— START —

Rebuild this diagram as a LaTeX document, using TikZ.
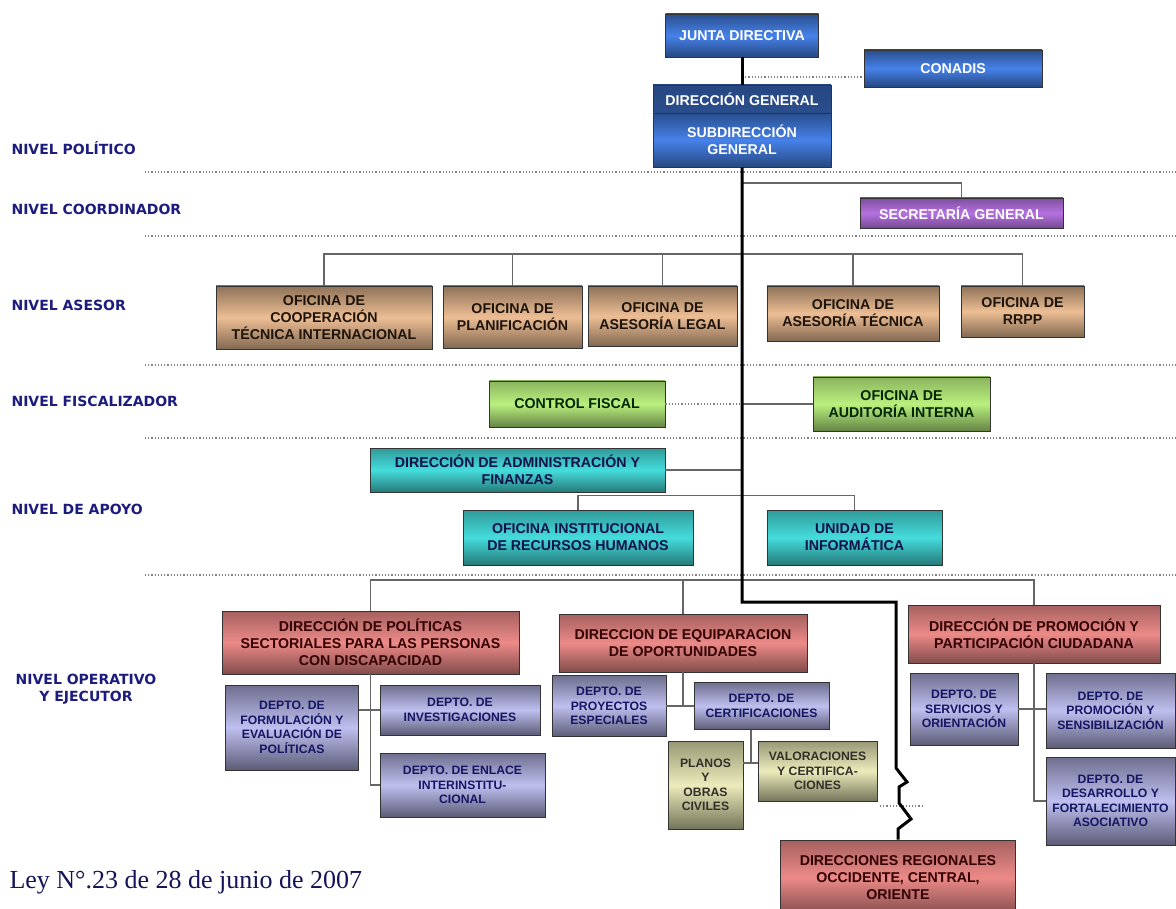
\documentclass[tikz,border=0pt]{standalone}
\usepackage{fontspec}
\setmainfont{Liberation Sans}
\newfontfamily\leyfont{Liberation Serif}
\newfontfamily\nivfont{DejaVu Sans}
\usepackage{tikz}

\definecolor{azul}{HTML}{4682EA}
\definecolor{lila}{HTML}{B571E0}
\definecolor{cuero}{HTML}{EDBE94}
\definecolor{verde}{HTML}{B9F07E}
\definecolor{turquesa}{HTML}{45DCDC}
\definecolor{rosa}{HTML}{EC8A88}
\definecolor{lavanda}{HTML}{B8B8EE}
\definecolor{caqui}{HTML}{E9E9B4}
\definecolor{marino}{HTML}{1C1C7E}

\tikzset{
  caja/.style={draw=black!80, line width=0.9pt, align=center, inner sep=1pt,
    font=\bfseries\fontsize{14.2}{17}\selectfont},
  depto/.style={caja, font=\bfseries\fontsize{12.2}{14.5}\selectfont},
  azulcaja/.style={caja, top color=azul!60!black, bottom color=azul!55!black, middle color=azul, text=white},
  lilacaja/.style={caja, top color=lila!70!black, bottom color=lila!65!black, middle color=lila, text=white},
  cuerocaja/.style={caja, top color=cuero!60!black, bottom color=cuero!55!black, middle color=cuero, text=black!85!brown},
  verdecaja/.style={caja, top color=verde!75!black, bottom color=verde!55!black, middle color=verde, text=black!85!green},
  turqcaja/.style={caja, top color=turquesa!70!black, bottom color=turquesa!55!black, middle color=turquesa, text=marino!60!black},
  rosacaja/.style={caja, top color=rosa!70!black, bottom color=rosa!55!black, middle color=rosa, text=black!80!red},
  lavcaja/.style={depto, top color=lavanda!60!black, bottom color=lavanda!50!black, middle color=lavanda!90!white, text=marino!80!black},
  caquicaja/.style={depto, top color=caqui!65!black, bottom color=caqui!50!black, middle color=caqui!90!white, text=black!85!olive},
  nivel/.style={text=marino, align=center, font=\nivfont\bfseries\fontsize{14}{16.5}\selectfont},
  sep/.style={gray, dotted, line width=1.2pt},
  linea/.style={black!60, line width=1.3pt},
  tronco/.style={black, line width=3pt},
}

\begin{document}
\begin{tikzpicture}[x=1pt, y=-1pt]

    \fill[white] (0,0) rectangle (1176,909);
    \useasboundingbox (0,0) rectangle (1176,909);

    \foreach \y in {172,236,365,438,575}
        \draw[sep] (145,\y) -- (1176,\y);

    \node[nivel, anchor=west] (npol) at (8,148) {NIVEL POLÍTICO};
    \node[nivel, anchor=west] (ncoo) at (8,209) {NIVEL COORDINADOR};
    \node[nivel, anchor=west] (nase) at (8,305) {NIVEL ASESOR};
    \node[nivel, anchor=west] (nfis) at (8,401) {NIVEL FISCALIZADOR};
    \node[nivel, anchor=west] (napo) at (8,509) {NIVEL DE APOYO};
    \node[nivel] (nope) at (86,689) {NIVEL OPERATIVO\\Y EJECUTOR};

    \node[anchor=west, text=marino!70!black, font=\leyfont\fontsize{26}{30}\selectfont] (ley) at (6,882) {Ley N°.23 de 28 de junio de 2007};

    \node[azulcaja, minimum width=153, minimum height=43] (jd) at (742,35.5) {JUNTA DIRECTIVA};
    \node[azulcaja, minimum width=178, minimum height=37] (con) at (953,68.5) {CONADIS};
    \node[azulcaja, top color=azul!55!black, middle color=azul!85!black, bottom color=azul!60!black, minimum width=178, minimum height=28] (dg) at (742,99) {DIRECCIÓN GENERAL};
    \node[azulcaja, minimum width=178, minimum height=54] (sdg) at (742,140) {SUBDIRECCIÓN\\GENERAL};
    \node[lilacaja, minimum width=203, minimum height=30] (sec) at (961.5,213) {SECRETARÍA GENERAL};

    \node[cuerocaja, minimum width=216, minimum height=63] (coop) at (324,317.5) {OFICINA DE\\COOPERACIÓN\\TÉCNICA INTERNACIONAL};
    \node[cuerocaja, minimum width=139, minimum height=62] (plan) at (512.5,317) {OFICINA DE\\PLANIFICACIÓN};
    \node[cuerocaja, minimum width=149, minimum height=60] (legal) at (662.5,316) {OFICINA DE\\ASESORÍA LEGAL};
    \node[cuerocaja, minimum width=172, minimum height=55] (tec) at (853,313.5) {OFICINA DE\\ASESORÍA TÉCNICA};
    \node[cuerocaja, minimum width=123, minimum height=51] (rrpp) at (1022.5,311.5) {OFICINA DE\\RRPP};

    \node[verdecaja, minimum width=176, minimum height=46] (cf) at (577,404) {CONTROL FISCAL};
    \node[verdecaja, minimum width=177, minimum height=54] (aud) at (901.5,404) {OFICINA DE\\AUDITORÍA INTERNA};

    \node[turqcaja, minimum width=295, minimum height=44] (adm) at (517.5,470) {DIRECCIÓN DE ADMINISTRACIÓN Y\\FINANZAS};
    \node[turqcaja, minimum width=230, minimum height=55] (rrhh) at (578,537.5) {OFICINA INSTITUCIONAL\\DE RECURSOS HUMANOS};
    \node[turqcaja, minimum width=175, minimum height=55] (inf) at (854.5,537.5) {UNIDAD DE\\INFORMÁTICA};

    \node[rosacaja, minimum width=297, minimum height=63] (pol) at (370.5,642.5) {DIRECCIÓN DE POLÍTICAS\\SECTORIALES PARA LAS PERSONAS\\CON DISCAPACIDAD};
    \node[rosacaja, minimum width=248, minimum height=58] (equ) at (683,643) {DIRECCION DE EQUIPARACION\\DE OPORTUNIDADES};
    \node[rosacaja, minimum width=252, minimum height=58] (prom) at (1034,634) {DIRECCIÓN DE PROMOCIÓN Y\\PARTICIPACIÓN CIUDADANA};
    \node[rosacaja, minimum width=235, minimum height=75] (reg) at (898,877.5) {DIRECCIONES REGIONALES\\OCCIDENTE, CENTRAL,\\ORIENTE};

    \node[lavcaja, minimum width=133, minimum height=85] (for) at (292,727.5) {DEPTO. DE\\FORMULACIÓN Y\\EVALUACIÓN DE\\POLÍTICAS};
    \node[lavcaja, minimum width=160, minimum height=50] (inv) at (460,710) {DEPTO. DE\\INVESTIGACIONES};
    \node[lavcaja, minimum width=165, minimum height=64] (enl) at (462.5,785) {DEPTO. DE ENLACE\\INTERINSTITU-\\CIONAL};
    \node[lavcaja, minimum width=114, minimum height=61] (pro) at (609,706) {DEPTO. DE\\PROYECTOS\\ESPECIALES};
    \node[lavcaja, minimum width=135, minimum height=47] (cer) at (761.5,706) {DEPTO. DE\\CERTIFICACIONES};
    \node[caquicaja, minimum width=75, minimum height=88] (pla) at (705.5,785) {PLANOS\\Y\\OBRAS\\CIVILES};
    \node[caquicaja, minimum width=119, minimum height=60] (val) at (817.5,771) {VALORACIONES\\Y CERTIFICA-\\CIONES};
    \node[lavcaja, minimum width=108, minimum height=72] (ser) at (964,709) {DEPTO. DE\\SERVICIOS Y\\ORIENTACIÓN};
    \node[lavcaja, minimum width=129, minimum height=75] (sen) at (1110.5,710.5) {DEPTO. DE\\PROMOCIÓN Y\\SENSIBILIZACIÓN};
    \node[lavcaja, minimum width=129, minimum height=88] (des) at (1110.5,801) {DEPTO. DE\\DESARROLLO Y\\FORTALECIMIENTO\\ASOCIATIVO};

    \coordinate (cn) at (742,77);
    \coordinate (tc) at (742,183);
    \coordinate (ab) at (742,254);
    \coordinate (ob) at (742,580);
    \coordinate (cv) at (751,763);
    \coordinate (rd) at (880,806);

    \draw[sep] (cn) -- (cn -| con.west);
    \draw[linea] (tc) -| (sec.north);

    \draw[linea] (coop.north) |- (ab) -| (rrpp.north);
    \foreach \n in {plan,legal,tec}
        \draw[linea] (\n.north) -- (\n.north |- ab);

    \draw[sep] (cf.east) -- (cf.east -| tc);
    \draw[linea] (aud.west) -- (aud.west -| tc);

    \draw[linea] (adm.east) -- (adm.east -| tc);
    \draw[linea] (rrhh.north) -- ++(0,-14) -| (inf.north);

    \draw[linea] (pol.north) |- (ob) -| (prom.north);
    \draw[linea] (equ.north) -- (equ.north |- ob);

    \draw[linea] (pol.south) |- (enl.west);
    \draw[linea] (inv.west) -- (inv.west -| for.east);
    \draw[linea] (equ.south) -- (equ.south |- cer.west);
    \draw[linea] (pro.east) -- (cer.west);
    \draw[linea] (cer.south -| cv) -- (cv);
    \draw[linea] (pla.east |- cv) -- (val.west |- cv);
    \draw[linea] (prom.south) |- (des.west);
    \draw[linea] (ser.east) -- (ser.east -| sen.west);

    \draw[sep] (rd) -- ++(44,0);

    \draw[tronco] (jd.south) -- (dg.north);
    \draw[tronco] (sdg.south) -- (742,602) -- (896,602) -- (896,768) -- (907,782) -- (899,787)
        -- (899,803) -- (911,819) -- (898,829) -- (reg.north);

\end{tikzpicture}
\end{document}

— END —

What is being asked: Print, exactly as written, the lines above from the first one to the one containing "(145,\y) -- (1176,\y);". Leave out pictures.

Result:
Rebuild this diagram as a LaTeX document, using TikZ.
\documentclass[tikz,border=0pt]{standalone}
\usepackage{fontspec}
\setmainfont{Liberation Sans}
\newfontfamily\leyfont{Liberation Serif}
\newfontfamily\nivfont{DejaVu Sans}
\usepackage{tikz}

\definecolor{azul}{HTML}{4682EA}
\definecolor{lila}{HTML}{B571E0}
\definecolor{cuero}{HTML}{EDBE94}
\definecolor{verde}{HTML}{B9F07E}
\definecolor{turquesa}{HTML}{45DCDC}
\definecolor{rosa}{HTML}{EC8A88}
\definecolor{lavanda}{HTML}{B8B8EE}
\definecolor{caqui}{HTML}{E9E9B4}
\definecolor{marino}{HTML}{1C1C7E}

\tikzset{
  caja/.style={draw=black!80, line width=0.9pt, align=center, inner sep=1pt,
    font=\bfseries\fontsize{14.2}{17}\selectfont},
  depto/.style={caja, font=\bfseries\fontsize{12.2}{14.5}\selectfont},
  azulcaja/.style={caja, top color=azul!60!black, bottom color=azul!55!black, middle color=azul, text=white},
  lilacaja/.style={caja, top color=lila!70!black, bottom color=lila!65!black, middle color=lila, text=white},
  cuerocaja/.style={caja, top color=cuero!60!black, bottom color=cuero!55!black, middle color=cuero, text=black!85!brown},
  verdecaja/.style={caja, top color=verde!75!black, bottom color=verde!55!black, middle color=verde, text=black!85!green},
  turqcaja/.style={caja, top color=turquesa!70!black, bottom color=turquesa!55!black, middle color=turquesa, text=marino!60!black},
  rosacaja/.style={caja, top color=rosa!70!black, bottom color=rosa!55!black, middle color=rosa, text=black!80!red},
  lavcaja/.style={depto, top color=lavanda!60!black, bottom color=lavanda!50!black, middle color=lavanda!90!white, text=marino!80!black},
  caquicaja/.style={depto, top color=caqui!65!black, bottom color=caqui!50!black, middle color=caqui!90!white, text=black!85!olive},
  nivel/.style={text=marino, align=center, font=\nivfont\bfseries\fontsize{14}{16.5}\selectfont},
  sep/.style={gray, dotted, line width=1.2pt},
  linea/.style={black!60, line width=1.3pt},
  tronco/.style={black, line width=3pt},
}

\begin{document}
\begin{tikzpicture}[x=1pt, y=-1pt]

    \fill[white] (0,0) rectangle (1176,909);
    \useasboundingbox (0,0) rectangle (1176,909);

    \foreach \y in {172,236,365,438,575}
        \draw[sep] (145,\y) -- (1176,\y);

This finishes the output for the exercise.